━━━ Data block
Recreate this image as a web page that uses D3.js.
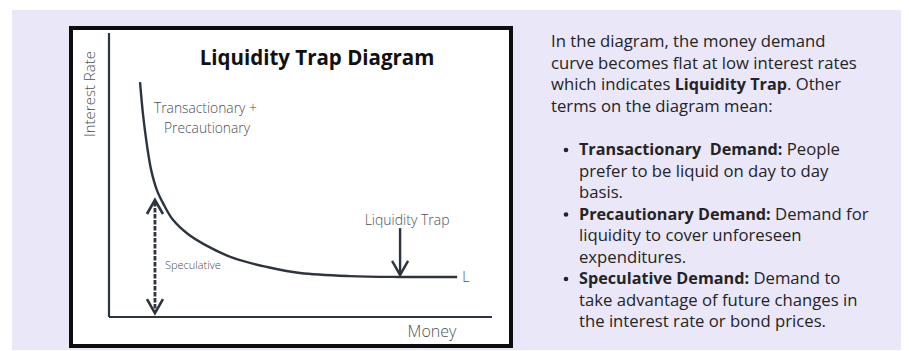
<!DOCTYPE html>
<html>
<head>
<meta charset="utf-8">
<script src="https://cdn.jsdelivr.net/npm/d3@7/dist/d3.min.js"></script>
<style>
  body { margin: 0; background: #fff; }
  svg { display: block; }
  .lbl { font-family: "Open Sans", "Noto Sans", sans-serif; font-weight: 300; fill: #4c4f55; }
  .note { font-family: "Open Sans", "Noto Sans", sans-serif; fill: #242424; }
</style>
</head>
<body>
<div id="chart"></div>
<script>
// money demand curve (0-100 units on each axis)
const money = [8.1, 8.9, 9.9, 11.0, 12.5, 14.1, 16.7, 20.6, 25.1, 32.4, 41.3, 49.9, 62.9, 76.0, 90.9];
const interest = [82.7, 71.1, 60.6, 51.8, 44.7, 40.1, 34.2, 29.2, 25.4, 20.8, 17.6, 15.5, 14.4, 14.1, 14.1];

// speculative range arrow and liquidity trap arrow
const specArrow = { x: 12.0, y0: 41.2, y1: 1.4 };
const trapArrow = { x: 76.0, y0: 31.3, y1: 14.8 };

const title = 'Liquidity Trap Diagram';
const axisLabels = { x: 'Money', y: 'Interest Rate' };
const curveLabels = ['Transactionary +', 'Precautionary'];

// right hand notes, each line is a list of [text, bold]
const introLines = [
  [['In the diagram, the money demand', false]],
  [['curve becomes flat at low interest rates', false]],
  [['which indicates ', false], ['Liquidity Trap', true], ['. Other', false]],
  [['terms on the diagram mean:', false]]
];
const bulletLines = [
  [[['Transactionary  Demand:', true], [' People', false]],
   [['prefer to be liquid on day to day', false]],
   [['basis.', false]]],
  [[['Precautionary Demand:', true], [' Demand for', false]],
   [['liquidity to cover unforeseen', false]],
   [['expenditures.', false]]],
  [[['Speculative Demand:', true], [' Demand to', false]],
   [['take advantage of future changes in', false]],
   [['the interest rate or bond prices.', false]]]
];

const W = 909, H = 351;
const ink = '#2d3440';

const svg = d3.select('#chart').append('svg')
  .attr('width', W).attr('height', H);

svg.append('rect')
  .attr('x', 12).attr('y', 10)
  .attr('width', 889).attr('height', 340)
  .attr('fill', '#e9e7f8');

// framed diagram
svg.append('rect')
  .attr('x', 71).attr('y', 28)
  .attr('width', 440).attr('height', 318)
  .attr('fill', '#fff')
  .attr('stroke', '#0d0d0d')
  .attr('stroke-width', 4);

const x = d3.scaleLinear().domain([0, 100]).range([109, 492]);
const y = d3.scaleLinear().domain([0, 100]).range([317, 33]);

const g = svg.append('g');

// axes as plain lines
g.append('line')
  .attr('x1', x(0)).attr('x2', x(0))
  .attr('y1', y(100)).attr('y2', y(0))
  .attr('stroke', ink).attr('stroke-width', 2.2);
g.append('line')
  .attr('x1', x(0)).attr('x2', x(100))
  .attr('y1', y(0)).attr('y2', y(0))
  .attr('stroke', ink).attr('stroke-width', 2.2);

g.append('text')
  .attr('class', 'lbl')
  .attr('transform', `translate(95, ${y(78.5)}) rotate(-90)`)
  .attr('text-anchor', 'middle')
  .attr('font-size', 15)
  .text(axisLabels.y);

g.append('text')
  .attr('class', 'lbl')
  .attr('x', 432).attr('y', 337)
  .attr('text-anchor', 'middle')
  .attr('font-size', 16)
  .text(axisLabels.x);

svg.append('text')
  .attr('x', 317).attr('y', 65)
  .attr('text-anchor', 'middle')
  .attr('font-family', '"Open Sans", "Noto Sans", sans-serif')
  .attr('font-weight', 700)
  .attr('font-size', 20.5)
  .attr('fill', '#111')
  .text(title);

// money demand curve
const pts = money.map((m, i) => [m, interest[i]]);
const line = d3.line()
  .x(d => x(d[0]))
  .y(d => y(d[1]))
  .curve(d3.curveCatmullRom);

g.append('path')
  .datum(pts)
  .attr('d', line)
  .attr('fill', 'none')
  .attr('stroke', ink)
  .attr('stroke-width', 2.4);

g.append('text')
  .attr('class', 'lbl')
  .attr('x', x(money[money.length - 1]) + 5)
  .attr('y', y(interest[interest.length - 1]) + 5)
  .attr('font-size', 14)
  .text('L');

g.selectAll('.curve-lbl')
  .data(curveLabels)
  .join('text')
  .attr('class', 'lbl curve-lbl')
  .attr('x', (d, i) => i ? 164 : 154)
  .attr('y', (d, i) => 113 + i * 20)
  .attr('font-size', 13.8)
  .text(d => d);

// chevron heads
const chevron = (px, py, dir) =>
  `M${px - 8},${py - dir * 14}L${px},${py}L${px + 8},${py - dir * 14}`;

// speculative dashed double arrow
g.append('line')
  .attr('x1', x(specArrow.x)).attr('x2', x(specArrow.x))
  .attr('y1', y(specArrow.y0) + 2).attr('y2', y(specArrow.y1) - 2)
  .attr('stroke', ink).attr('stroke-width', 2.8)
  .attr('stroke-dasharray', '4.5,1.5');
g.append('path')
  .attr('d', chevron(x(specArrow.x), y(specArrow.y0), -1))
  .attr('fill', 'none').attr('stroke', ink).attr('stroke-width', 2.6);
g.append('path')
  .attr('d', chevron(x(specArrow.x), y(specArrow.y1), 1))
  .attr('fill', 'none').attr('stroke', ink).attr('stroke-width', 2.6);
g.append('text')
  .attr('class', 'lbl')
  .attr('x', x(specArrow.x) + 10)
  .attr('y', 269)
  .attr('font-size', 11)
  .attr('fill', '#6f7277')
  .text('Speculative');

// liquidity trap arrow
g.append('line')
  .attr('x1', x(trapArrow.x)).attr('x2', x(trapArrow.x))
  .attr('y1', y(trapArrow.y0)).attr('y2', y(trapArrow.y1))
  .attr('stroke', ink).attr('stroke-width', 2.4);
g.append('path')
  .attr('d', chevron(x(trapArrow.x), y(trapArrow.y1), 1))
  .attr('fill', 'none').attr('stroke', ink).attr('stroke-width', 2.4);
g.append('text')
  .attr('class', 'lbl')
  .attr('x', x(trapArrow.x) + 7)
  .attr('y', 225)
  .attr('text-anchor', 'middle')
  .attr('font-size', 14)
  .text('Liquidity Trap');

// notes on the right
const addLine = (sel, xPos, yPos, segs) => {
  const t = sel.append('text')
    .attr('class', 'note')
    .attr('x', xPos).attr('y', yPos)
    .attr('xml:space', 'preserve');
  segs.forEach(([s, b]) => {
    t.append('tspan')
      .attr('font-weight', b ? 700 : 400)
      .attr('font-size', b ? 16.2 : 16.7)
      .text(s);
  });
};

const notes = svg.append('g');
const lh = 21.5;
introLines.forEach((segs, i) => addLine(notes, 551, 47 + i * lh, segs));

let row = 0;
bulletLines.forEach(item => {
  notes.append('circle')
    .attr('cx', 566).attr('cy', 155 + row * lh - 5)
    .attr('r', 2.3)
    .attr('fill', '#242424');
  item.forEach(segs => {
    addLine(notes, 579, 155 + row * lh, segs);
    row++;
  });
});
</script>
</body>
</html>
━━━━━━
Copy the listing word for word, excluding its pictures.

Recreate this image as a web page that uses D3.js.
<!DOCTYPE html>
<html>
<head>
<meta charset="utf-8">
<script src="https://cdn.jsdelivr.net/npm/d3@7/dist/d3.min.js"></script>
<style>
  body { margin: 0; background: #fff; }
  svg { display: block; }
  .lbl { font-family: "Open Sans", "Noto Sans", sans-serif; font-weight: 300; fill: #4c4f55; }
  .note { font-family: "Open Sans", "Noto Sans", sans-serif; fill: #242424; }
</style>
</head>
<body>
<div id="chart"></div>
<script>
// money demand curve (0-100 units on each axis)
const money = [8.1, 8.9, 9.9, 11.0, 12.5, 14.1, 16.7, 20.6, 25.1, 32.4, 41.3, 49.9, 62.9, 76.0, 90.9];
const interest = [82.7, 71.1, 60.6, 51.8, 44.7, 40.1, 34.2, 29.2, 25.4, 20.8, 17.6, 15.5, 14.4, 14.1, 14.1];

// speculative range arrow and liquidity trap arrow
const specArrow = { x: 12.0, y0: 41.2, y1: 1.4 };
const trapArrow = { x: 76.0, y0: 31.3, y1: 14.8 };

const title = 'Liquidity Trap Diagram';
const axisLabels = { x: 'Money', y: 'Interest Rate' };
const curveLabels = ['Transactionary +', 'Precautionary'];

// right hand notes, each line is a list of [text, bold]
const introLines = [
  [['In the diagram, the money demand', false]],
  [['curve becomes flat at low interest rates', false]],
  [['which indicates ', false], ['Liquidity Trap', true], ['. Other', false]],
  [['terms on the diagram mean:', false]]
];
const bulletLines = [
  [[['Transactionary  Demand:', true], [' People', false]],
   [['prefer to be liquid on day to day', false]],
   [['basis.', false]]],
  [[['Precautionary Demand:', true], [' Demand for', false]],
   [['liquidity to cover unforeseen', false]],
   [['expenditures.', false]]],
  [[['Speculative Demand:', true], [' Demand to', false]],
   [['take advantage of future changes in', false]],
   [['the interest rate or bond prices.', false]]]
];

const W = 909, H = 351;
const ink = '#2d3440';

const svg = d3.select('#chart').append('svg')
  .attr('width', W).attr('height', H);

svg.append('rect')
  .attr('x', 12).attr('y', 10)
  .attr('width', 889).attr('height', 340)
  .attr('fill', '#e9e7f8');

// framed diagram
svg.append('rect')
  .attr('x', 71).attr('y', 28)
  .attr('width', 440).attr('height', 318)
  .attr('fill', '#fff')
  .attr('stroke', '#0d0d0d')
  .attr('stroke-width', 4);

const x = d3.scaleLinear().domain([0, 100]).range([109, 492]);
const y = d3.scaleLinear().domain([0, 100]).range([317, 33]);

const g = svg.append('g');

// axes as plain lines
g.append('line')
  .attr('x1', x(0)).attr('x2', x(0))
  .attr('y1', y(100)).attr('y2', y(0))
  .attr('stroke', ink).attr('stroke-width', 2.2);
g.append('line')
  .attr('x1', x(0)).attr('x2', x(100))
  .attr('y1', y(0)).attr('y2', y(0))
  .attr('stroke', ink).attr('stroke-width', 2.2);

g.append('text')
  .attr('class', 'lbl')
  .attr('transform', `translate(95, ${y(78.5)}) rotate(-90)`)
  .attr('text-anchor', 'middle')
  .attr('font-size', 15)
  .text(axisLabels.y);

g.append('text')
  .attr('class', 'lbl')
  .attr('x', 432).attr('y', 337)
  .attr('text-anchor', 'middle')
  .attr('font-size', 16)
  .text(axisLabels.x);

svg.append('text')
  .attr('x', 317).attr('y', 65)
  .attr('text-anchor', 'middle')
  .attr('font-family', '"Open Sans", "Noto Sans", sans-serif')
  .attr('font-weight', 700)
  .attr('font-size', 20.5)
  .attr('fill', '#111')
  .text(title);

// money demand curve
const pts = money.map((m, i) => [m, interest[i]]);
const line = d3.line()
  .x(d => x(d[0]))
  .y(d => y(d[1]))
  .curve(d3.curveCatmullRom);

g.append('path')
  .datum(pts)
  .attr('d', line)
  .attr('fill', 'none')
  .attr('stroke', ink)
  .attr('stroke-width', 2.4);

g.append('text')
  .attr('class', 'lbl')
  .attr('x', x(money[money.length - 1]) + 5)
  .attr('y', y(interest[interest.length - 1]) + 5)
  .attr('font-size', 14)
  .text('L');

g.selectAll('.curve-lbl')
  .data(curveLabels)
  .join('text')
  .attr('class', 'lbl curve-lbl')
  .attr('x', (d, i) => i ? 164 : 154)
  .attr('y', (d, i) => 113 + i * 20)
  .attr('font-size', 13.8)
  .text(d => d);

// chevron heads
const chevron = (px, py, dir) =>
  `M${px - 8},${py - dir * 14}L${px},${py}L${px + 8},${py - dir * 14}`;

// speculative dashed double arrow
g.append('line')
  .attr('x1', x(specArrow.x)).attr('x2', x(specArrow.x))
  .attr('y1', y(specArrow.y0) + 2).attr('y2', y(specArrow.y1) - 2)
  .attr('stroke', ink).attr('stroke-width', 2.8)
  .attr('stroke-dasharray', '4.5,1.5');
g.append('path')
  .attr('d', chevron(x(specArrow.x), y(specArrow.y0), -1))
  .attr('fill', 'none').attr('stroke', ink).attr('stroke-width', 2.6);
g.append('path')
  .attr('d', chevron(x(specArrow.x), y(specArrow.y1), 1))
  .attr('fill', 'none').attr('stroke', ink).attr('stroke-width', 2.6);
g.append('text')
  .attr('class', 'lbl')
  .attr('x', x(specArrow.x) + 10)
  .attr('y', 269)
  .attr('font-size', 11)
  .attr('fill', '#6f7277')
  .text('Speculative');

// liquidity trap arrow
g.append('line')
  .attr('x1', x(trapArrow.x)).attr('x2', x(trapArrow.x))
  .attr('y1', y(trapArrow.y0)).attr('y2', y(trapArrow.y1))
  .attr('stroke', ink).attr('stroke-width', 2.4);
g.append('path')
  .attr('d', chevron(x(trapArrow.x), y(trapArrow.y1), 1))
  .attr('fill', 'none').attr('stroke', ink).attr('stroke-width', 2.4);
g.append('text')
  .attr('class', 'lbl')
  .attr('x', x(trapArrow.x) + 7)
  .attr('y', 225)
  .attr('text-anchor', 'middle')
  .attr('font-size', 14)
  .text('Liquidity Trap');

// notes on the right
const addLine = (sel, xPos, yPos, segs) => {
  const t = sel.append('text')
    .attr('class', 'note')
    .attr('x', xPos).attr('y', yPos)
    .attr('xml:space', 'preserve');
  segs.forEach(([s, b]) => {
    t.append('tspan')
      .attr('font-weight', b ? 700 : 400)
      .attr('font-size', b ? 16.2 : 16.7)
      .text(s);
  });
};

const notes = svg.append('g');
const lh = 21.5;
introLines.forEach((segs, i) => addLine(notes, 551, 47 + i * lh, segs));

let row = 0;
bulletLines.forEach(item => {
  notes.append('circle')
    .attr('cx', 566).attr('cy', 155 + row * lh - 5)
    .attr('r', 2.3)
    .attr('fill', '#242424');
  item.forEach(segs => {
    addLine(notes, 579, 155 + row * lh, segs);
    row++;
  });
});
</script>
</body>
</html>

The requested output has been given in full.